As an American city, Cincinnati may not rise to iconic stature like NYC, or L.A., or even its ugly instate sister Cleveland (sorry, Cleveland, this is a native Queen City boy corresponding here), but its unique chili makes a visit to the Seven Hills of Cincinnati a worthwhile culinary destination.
Just keep in mind that we ain't talking about health food. Alison and I stopped at Skyline Chili in Lebanon, a small rural town north of the city, on our way home following a four-day visit with my parents, and we took a table inside the combination diner/fast-food joint. Patrons could also choose a seat at the diner counter to watch servers dip into hot vats of sauce and overstock each plate with handfuls of cheddar cheese.
Skyline is one of two prominent chain restaurants in Cincy specializing in the Greek-style chili, made of shredded cheddar and ground beef that's cooked in a secret combination of spices, which might include cinnamon and chocolate. The other noteworthy franchise is Gold Star, but their chili compared to Skyline's is not distinctive.

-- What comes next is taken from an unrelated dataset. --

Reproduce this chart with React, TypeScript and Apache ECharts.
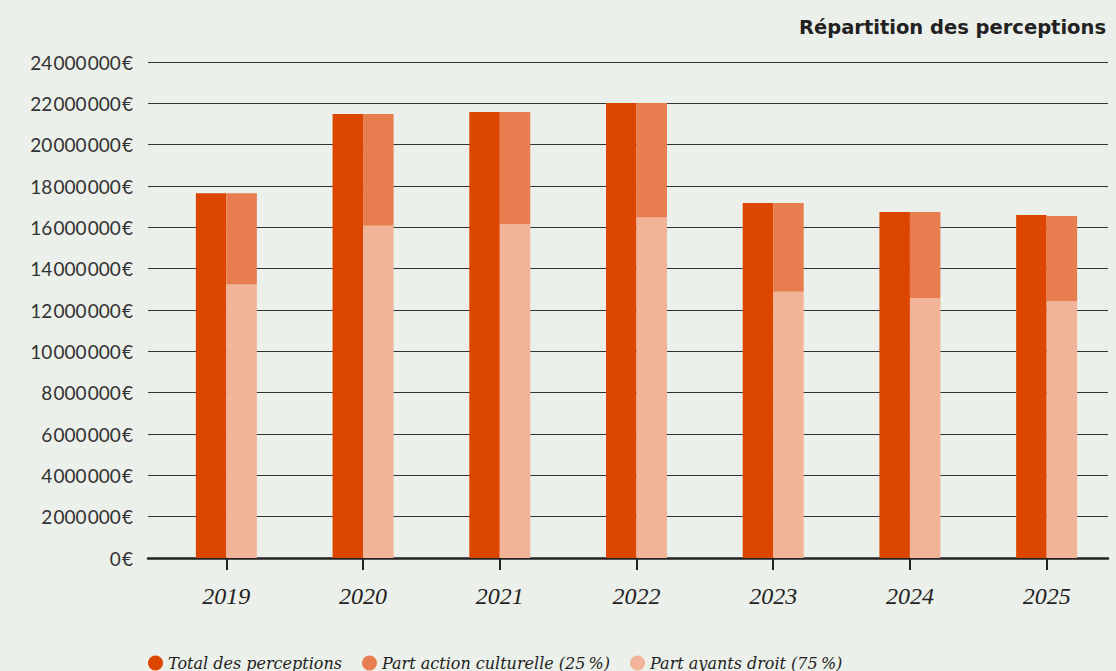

You can order it either over spaghetti or coney-style, and these restaurants may be the only place in the world where you can ask the server for a "three-way" without getting slapped.
Ask for three-way chili and your plate will come hot with spaghetti, chili, and melting cheddar cheese. Add onions, and it's called a four-way. Get all kinds of crazy and pile beans on that mountain of chili and cheese and you have yourself a five-way.
The sauce is thinner than traditional Texas-style chili, and unless specifically ordered, has no beans in it.
Ali Girl and I each dipped forks into steaming piles of three-way chili, twirling spaghetti soaked in the brown sauce thick with melted cheese.
As Chris Seiple, a frequent travel companion, said during his first visit to Cincinnati several years ago, "This may be the most perfect food ever invented."
Chili franchises began popping up around Cincinnati in the 1920s, with Skyline and Gold Star establishing supremacy over the others by the 1960s and 1970s.
While visits to baseball parks throughout the country have traditional meals, you must-try if you attend a game—think crab sandwiches at Camden Yards in Baltimore, Md., or cheese steaks inside Philadelphia's Citizens Bank Ballpark—hot dogs soaked in Cincinnati chili is a summertime tradition when seeing my beloved Reds at Great American Ballpark. Nothing says laid-back like sitting in the upper deck watching river boats pass on the mighty Ohio beyond the outfield wall while your favorite ball club competes on the bright green field below.
Again, don't expect to lose weight eating the delicacy, and if you visit the city, you won't have to go far to find Skyline or Gold Star (they're everywhere).